EXERCISE — Find and copy lines holding "that".

SOURCE MATERIAL —
--- Begin ---

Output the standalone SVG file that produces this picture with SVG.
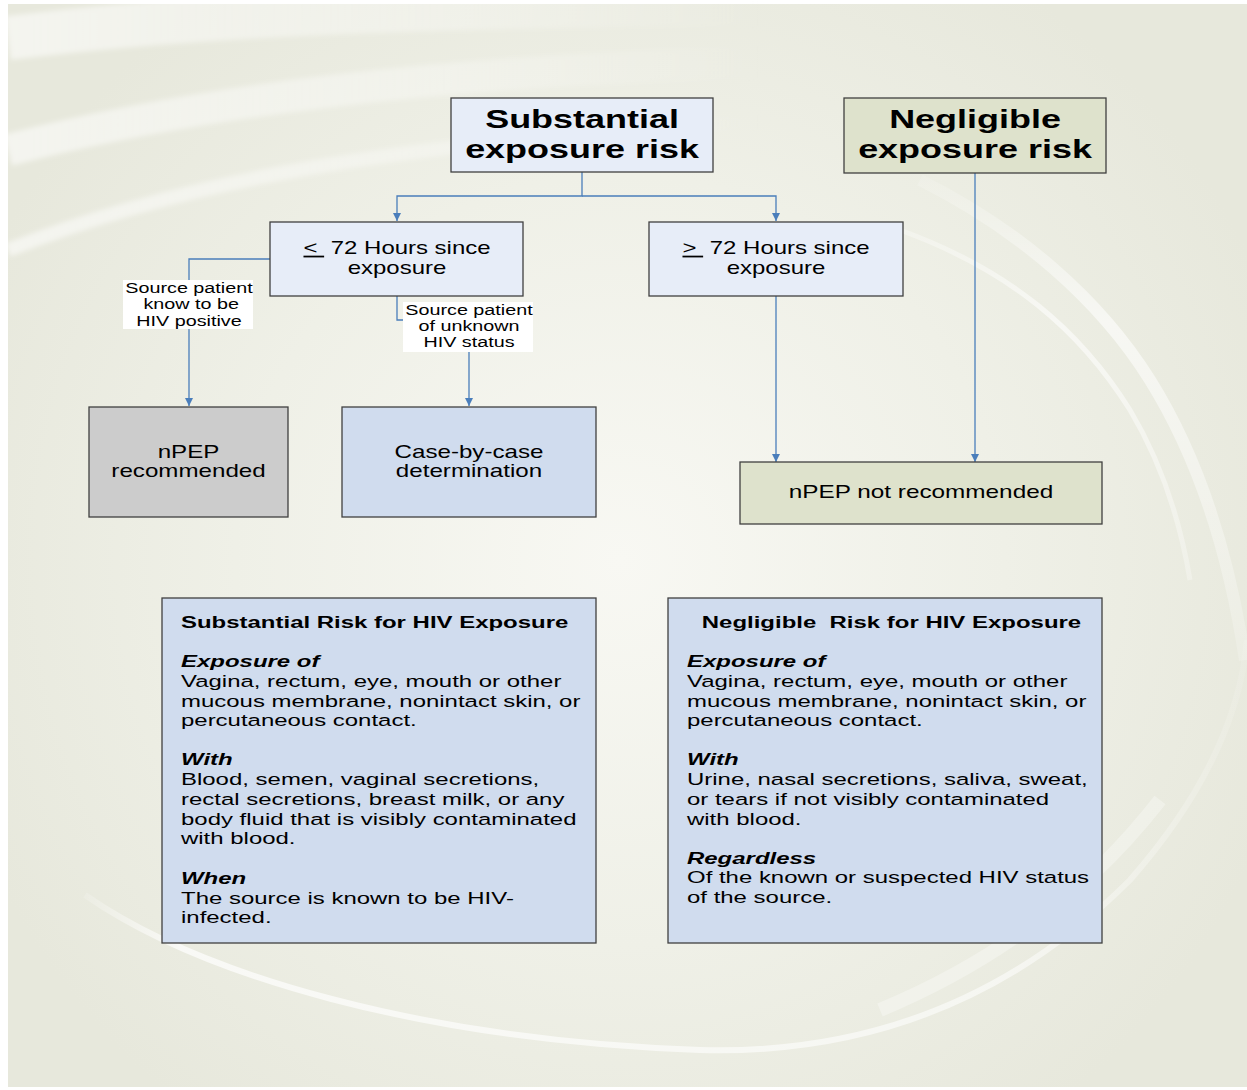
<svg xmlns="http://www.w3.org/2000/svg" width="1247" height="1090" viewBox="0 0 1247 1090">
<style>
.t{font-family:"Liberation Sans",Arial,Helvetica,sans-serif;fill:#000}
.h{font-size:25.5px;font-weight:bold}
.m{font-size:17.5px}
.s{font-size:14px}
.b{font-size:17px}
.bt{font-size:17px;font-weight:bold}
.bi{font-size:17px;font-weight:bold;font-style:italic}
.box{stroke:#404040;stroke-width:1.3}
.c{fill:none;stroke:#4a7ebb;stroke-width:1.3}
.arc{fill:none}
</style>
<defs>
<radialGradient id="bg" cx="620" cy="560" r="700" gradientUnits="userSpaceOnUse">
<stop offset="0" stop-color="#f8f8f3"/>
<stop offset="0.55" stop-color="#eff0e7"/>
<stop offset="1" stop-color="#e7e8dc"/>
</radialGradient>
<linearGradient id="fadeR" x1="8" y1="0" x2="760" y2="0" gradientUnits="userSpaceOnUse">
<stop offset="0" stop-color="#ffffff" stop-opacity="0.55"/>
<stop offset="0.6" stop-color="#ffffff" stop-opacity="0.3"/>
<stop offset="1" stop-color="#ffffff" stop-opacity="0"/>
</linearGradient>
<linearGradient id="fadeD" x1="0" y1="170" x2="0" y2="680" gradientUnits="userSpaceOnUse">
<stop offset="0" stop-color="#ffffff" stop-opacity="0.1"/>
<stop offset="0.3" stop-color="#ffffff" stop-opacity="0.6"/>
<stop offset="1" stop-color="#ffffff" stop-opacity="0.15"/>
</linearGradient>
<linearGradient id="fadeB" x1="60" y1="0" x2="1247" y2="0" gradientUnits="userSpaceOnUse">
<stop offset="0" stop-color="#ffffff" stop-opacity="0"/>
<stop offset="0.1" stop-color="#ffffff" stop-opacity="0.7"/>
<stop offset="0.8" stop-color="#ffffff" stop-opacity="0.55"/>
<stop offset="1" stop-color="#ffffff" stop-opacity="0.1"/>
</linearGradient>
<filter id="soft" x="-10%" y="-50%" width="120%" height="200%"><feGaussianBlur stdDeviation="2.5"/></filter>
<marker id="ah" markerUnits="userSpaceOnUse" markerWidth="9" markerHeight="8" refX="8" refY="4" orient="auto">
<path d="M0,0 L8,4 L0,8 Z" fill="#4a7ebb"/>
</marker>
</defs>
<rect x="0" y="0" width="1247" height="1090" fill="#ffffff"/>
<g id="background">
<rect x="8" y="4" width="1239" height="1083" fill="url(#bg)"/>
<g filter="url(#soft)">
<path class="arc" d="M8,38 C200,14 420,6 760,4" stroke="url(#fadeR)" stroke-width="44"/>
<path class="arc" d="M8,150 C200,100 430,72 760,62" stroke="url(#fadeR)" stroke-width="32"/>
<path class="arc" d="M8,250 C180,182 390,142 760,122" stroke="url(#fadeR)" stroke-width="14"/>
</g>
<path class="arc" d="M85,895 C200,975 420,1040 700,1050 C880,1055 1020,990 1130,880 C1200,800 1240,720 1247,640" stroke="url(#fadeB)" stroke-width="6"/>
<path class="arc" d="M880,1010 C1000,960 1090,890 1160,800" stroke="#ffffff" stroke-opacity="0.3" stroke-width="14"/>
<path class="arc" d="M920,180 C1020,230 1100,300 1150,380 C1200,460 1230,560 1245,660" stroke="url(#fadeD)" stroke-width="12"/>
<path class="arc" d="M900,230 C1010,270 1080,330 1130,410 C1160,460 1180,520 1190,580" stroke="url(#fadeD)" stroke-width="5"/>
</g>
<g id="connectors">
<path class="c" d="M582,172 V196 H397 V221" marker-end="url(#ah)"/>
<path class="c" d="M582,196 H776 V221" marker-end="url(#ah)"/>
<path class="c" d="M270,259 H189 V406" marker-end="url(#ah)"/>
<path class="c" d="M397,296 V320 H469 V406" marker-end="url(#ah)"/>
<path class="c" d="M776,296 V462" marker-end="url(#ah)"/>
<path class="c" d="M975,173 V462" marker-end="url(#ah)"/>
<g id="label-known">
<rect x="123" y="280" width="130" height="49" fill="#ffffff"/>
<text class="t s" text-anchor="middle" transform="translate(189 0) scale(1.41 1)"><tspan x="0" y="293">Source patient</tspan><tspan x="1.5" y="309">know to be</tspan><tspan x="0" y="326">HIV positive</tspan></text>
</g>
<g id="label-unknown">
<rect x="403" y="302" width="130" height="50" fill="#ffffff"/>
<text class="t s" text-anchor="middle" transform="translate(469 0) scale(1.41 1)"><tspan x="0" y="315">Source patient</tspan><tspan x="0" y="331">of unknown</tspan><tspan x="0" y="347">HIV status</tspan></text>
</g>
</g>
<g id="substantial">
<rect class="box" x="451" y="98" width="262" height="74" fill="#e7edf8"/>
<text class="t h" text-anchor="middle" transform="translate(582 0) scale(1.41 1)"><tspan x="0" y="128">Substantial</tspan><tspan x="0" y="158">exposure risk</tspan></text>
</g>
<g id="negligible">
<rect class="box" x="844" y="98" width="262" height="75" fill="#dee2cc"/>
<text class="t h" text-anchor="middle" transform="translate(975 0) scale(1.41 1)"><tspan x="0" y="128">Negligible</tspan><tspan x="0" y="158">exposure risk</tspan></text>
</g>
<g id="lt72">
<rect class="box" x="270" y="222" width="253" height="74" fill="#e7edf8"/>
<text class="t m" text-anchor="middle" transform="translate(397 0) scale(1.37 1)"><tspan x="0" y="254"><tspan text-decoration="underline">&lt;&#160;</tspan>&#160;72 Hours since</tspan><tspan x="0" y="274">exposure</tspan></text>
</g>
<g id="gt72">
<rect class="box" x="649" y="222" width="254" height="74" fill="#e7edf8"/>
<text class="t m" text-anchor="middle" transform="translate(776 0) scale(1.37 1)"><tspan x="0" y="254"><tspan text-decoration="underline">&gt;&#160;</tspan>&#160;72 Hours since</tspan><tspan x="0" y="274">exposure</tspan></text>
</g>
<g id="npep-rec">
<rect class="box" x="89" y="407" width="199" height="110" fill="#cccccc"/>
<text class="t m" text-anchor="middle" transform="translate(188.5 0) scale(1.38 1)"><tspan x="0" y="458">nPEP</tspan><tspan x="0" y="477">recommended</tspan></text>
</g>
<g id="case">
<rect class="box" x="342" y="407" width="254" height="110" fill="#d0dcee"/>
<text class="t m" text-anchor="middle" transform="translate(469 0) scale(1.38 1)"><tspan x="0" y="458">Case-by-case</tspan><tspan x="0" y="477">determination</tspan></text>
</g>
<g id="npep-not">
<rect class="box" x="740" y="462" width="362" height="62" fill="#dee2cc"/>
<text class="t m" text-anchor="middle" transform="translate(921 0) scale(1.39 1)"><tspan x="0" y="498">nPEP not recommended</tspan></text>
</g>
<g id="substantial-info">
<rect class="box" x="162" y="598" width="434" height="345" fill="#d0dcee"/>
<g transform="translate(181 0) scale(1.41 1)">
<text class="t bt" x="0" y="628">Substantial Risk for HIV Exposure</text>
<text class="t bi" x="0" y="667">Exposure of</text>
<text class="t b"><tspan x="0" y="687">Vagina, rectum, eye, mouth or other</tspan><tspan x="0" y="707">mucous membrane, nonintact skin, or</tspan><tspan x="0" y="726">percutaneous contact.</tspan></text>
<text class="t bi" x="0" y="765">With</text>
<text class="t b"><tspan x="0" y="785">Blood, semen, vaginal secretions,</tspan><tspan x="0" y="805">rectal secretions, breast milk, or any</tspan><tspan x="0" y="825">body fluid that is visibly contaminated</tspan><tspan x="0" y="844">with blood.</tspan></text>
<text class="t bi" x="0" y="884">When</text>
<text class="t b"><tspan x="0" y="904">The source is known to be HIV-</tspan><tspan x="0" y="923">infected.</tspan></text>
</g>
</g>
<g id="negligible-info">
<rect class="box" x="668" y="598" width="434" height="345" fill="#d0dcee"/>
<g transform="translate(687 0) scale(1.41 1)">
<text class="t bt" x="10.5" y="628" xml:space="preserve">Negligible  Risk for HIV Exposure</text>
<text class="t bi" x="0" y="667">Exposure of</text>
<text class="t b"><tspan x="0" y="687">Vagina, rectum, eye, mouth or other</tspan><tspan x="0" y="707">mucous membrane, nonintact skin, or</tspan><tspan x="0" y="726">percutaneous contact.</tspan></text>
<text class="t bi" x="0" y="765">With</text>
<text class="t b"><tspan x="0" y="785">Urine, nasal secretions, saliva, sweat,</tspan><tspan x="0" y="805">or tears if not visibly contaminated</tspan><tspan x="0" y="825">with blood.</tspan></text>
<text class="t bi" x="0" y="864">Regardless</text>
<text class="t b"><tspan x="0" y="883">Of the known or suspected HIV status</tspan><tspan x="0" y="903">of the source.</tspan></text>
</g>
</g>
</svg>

--- End ---

WRITTEN ANSWER —
Output the standalone SVG file that produces this picture with SVG.
<text class="t b"><tspan x="0" y="785">Blood, semen, vaginal secretions,</tspan><tspan x="0" y="805">rectal secretions, breast milk, or any</tspan><tspan x="0" y="825">body fluid that is visibly contaminated</tspan><tspan x="0" y="844">with blood.</tspan></text>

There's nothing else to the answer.